## Exercise aim
Retype word for word the lines lying between the line containing "Convert this chart" and the line containing "import pandas as pd", together with those two lines themselves, and nothing besides.

## Records provided
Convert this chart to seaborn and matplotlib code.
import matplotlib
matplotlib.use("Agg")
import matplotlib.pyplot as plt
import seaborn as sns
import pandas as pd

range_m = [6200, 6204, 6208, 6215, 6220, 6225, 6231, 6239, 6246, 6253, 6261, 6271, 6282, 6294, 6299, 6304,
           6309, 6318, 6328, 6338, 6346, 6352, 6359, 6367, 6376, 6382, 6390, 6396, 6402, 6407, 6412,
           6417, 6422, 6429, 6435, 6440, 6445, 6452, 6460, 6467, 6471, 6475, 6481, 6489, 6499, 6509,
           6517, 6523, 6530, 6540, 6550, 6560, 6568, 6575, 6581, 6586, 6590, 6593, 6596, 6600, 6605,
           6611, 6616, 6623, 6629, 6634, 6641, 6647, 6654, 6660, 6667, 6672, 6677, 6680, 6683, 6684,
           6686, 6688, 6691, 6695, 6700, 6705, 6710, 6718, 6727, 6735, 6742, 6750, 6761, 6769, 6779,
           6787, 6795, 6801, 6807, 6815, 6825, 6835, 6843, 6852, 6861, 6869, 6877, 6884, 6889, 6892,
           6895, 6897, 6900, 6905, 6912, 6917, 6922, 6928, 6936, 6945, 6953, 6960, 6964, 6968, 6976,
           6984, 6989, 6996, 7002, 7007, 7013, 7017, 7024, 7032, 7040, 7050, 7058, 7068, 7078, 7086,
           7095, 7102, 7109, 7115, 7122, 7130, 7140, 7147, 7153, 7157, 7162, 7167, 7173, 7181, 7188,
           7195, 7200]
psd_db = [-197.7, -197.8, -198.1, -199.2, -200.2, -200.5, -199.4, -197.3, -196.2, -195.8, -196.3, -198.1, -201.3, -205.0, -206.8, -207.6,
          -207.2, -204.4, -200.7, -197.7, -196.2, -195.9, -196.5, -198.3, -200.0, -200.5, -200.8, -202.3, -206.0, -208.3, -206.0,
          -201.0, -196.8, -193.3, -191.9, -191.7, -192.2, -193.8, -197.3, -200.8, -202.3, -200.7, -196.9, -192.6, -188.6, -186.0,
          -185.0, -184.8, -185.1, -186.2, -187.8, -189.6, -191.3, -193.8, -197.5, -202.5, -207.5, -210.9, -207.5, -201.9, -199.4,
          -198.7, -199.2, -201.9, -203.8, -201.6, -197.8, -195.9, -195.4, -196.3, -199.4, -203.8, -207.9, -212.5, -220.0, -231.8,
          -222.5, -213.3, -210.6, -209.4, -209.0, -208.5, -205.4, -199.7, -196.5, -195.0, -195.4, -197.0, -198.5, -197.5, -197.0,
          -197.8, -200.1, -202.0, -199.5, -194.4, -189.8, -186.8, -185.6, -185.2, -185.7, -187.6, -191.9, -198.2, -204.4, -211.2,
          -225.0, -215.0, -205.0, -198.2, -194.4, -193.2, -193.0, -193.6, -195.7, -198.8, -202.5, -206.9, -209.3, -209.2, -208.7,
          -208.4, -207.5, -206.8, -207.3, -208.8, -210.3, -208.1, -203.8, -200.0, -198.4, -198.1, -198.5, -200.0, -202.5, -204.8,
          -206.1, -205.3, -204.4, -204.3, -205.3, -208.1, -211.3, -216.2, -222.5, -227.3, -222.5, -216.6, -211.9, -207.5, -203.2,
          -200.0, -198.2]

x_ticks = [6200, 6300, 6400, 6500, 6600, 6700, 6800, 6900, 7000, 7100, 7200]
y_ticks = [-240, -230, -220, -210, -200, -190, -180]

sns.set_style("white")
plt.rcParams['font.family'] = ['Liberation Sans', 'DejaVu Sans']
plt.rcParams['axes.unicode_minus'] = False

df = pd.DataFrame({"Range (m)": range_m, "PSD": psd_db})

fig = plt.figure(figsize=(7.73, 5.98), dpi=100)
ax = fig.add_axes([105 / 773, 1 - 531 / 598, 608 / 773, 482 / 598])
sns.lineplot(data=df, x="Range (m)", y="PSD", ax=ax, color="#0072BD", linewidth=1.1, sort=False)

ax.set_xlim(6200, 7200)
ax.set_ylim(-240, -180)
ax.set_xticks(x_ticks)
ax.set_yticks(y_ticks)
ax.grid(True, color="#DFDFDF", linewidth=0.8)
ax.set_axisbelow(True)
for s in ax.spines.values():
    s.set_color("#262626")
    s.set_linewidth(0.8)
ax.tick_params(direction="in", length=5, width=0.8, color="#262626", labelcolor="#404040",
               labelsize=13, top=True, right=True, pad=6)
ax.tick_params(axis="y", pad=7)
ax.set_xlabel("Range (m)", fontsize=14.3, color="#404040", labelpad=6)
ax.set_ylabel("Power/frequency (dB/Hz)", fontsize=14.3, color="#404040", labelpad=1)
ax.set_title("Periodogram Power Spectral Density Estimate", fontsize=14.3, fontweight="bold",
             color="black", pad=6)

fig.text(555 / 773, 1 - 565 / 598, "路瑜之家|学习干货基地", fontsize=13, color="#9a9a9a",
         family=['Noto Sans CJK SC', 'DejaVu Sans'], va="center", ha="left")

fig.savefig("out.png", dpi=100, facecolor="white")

--

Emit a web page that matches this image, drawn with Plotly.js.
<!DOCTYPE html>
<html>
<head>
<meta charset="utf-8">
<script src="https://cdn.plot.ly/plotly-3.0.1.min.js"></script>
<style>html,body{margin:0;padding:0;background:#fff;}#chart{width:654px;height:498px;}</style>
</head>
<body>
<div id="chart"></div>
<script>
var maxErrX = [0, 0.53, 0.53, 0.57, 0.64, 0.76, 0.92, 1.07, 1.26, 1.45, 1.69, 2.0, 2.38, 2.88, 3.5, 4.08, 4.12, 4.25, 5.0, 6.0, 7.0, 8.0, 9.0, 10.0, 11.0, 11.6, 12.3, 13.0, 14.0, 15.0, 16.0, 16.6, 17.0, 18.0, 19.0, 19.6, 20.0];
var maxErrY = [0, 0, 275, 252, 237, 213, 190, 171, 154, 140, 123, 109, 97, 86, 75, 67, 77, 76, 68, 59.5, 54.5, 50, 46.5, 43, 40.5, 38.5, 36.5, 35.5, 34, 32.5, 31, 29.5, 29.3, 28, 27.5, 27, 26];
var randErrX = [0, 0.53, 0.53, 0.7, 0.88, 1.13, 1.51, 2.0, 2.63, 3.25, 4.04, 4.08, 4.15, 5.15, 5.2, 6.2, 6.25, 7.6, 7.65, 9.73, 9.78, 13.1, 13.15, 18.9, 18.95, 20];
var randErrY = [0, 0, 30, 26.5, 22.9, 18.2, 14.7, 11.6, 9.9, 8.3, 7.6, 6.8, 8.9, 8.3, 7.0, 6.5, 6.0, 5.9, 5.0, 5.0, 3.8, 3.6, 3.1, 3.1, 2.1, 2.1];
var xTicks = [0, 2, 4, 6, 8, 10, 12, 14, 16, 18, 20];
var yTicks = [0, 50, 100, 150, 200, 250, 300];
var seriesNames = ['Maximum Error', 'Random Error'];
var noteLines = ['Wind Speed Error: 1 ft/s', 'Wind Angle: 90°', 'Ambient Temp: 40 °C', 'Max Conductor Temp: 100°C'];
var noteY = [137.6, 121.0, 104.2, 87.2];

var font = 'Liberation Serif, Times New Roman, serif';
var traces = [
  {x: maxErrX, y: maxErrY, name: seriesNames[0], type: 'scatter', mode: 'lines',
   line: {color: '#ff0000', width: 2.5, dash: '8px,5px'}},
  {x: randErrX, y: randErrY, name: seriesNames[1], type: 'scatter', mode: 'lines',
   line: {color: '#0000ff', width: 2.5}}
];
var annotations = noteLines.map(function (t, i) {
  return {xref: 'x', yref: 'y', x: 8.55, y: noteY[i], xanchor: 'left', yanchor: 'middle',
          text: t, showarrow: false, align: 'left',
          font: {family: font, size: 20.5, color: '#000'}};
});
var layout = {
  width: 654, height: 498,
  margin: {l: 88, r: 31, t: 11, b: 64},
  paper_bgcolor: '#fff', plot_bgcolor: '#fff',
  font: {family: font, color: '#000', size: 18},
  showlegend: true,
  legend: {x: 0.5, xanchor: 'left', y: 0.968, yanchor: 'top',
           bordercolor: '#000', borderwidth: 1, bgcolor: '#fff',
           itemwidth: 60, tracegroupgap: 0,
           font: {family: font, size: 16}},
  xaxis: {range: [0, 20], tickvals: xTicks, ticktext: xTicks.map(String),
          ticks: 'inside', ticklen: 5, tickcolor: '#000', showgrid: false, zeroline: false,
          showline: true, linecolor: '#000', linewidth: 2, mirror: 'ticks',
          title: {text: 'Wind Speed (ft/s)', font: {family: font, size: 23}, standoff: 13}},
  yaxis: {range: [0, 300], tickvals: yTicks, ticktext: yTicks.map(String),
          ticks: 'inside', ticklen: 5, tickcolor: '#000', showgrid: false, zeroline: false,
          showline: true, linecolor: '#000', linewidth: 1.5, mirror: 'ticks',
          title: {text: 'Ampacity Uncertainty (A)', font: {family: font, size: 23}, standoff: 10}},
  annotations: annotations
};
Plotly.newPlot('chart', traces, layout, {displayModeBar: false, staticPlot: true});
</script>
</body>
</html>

## Reply to the task
Convert this chart to seaborn and matplotlib code.
import matplotlib
matplotlib.use("Agg")
import matplotlib.pyplot as plt
import seaborn as sns
import pandas as pd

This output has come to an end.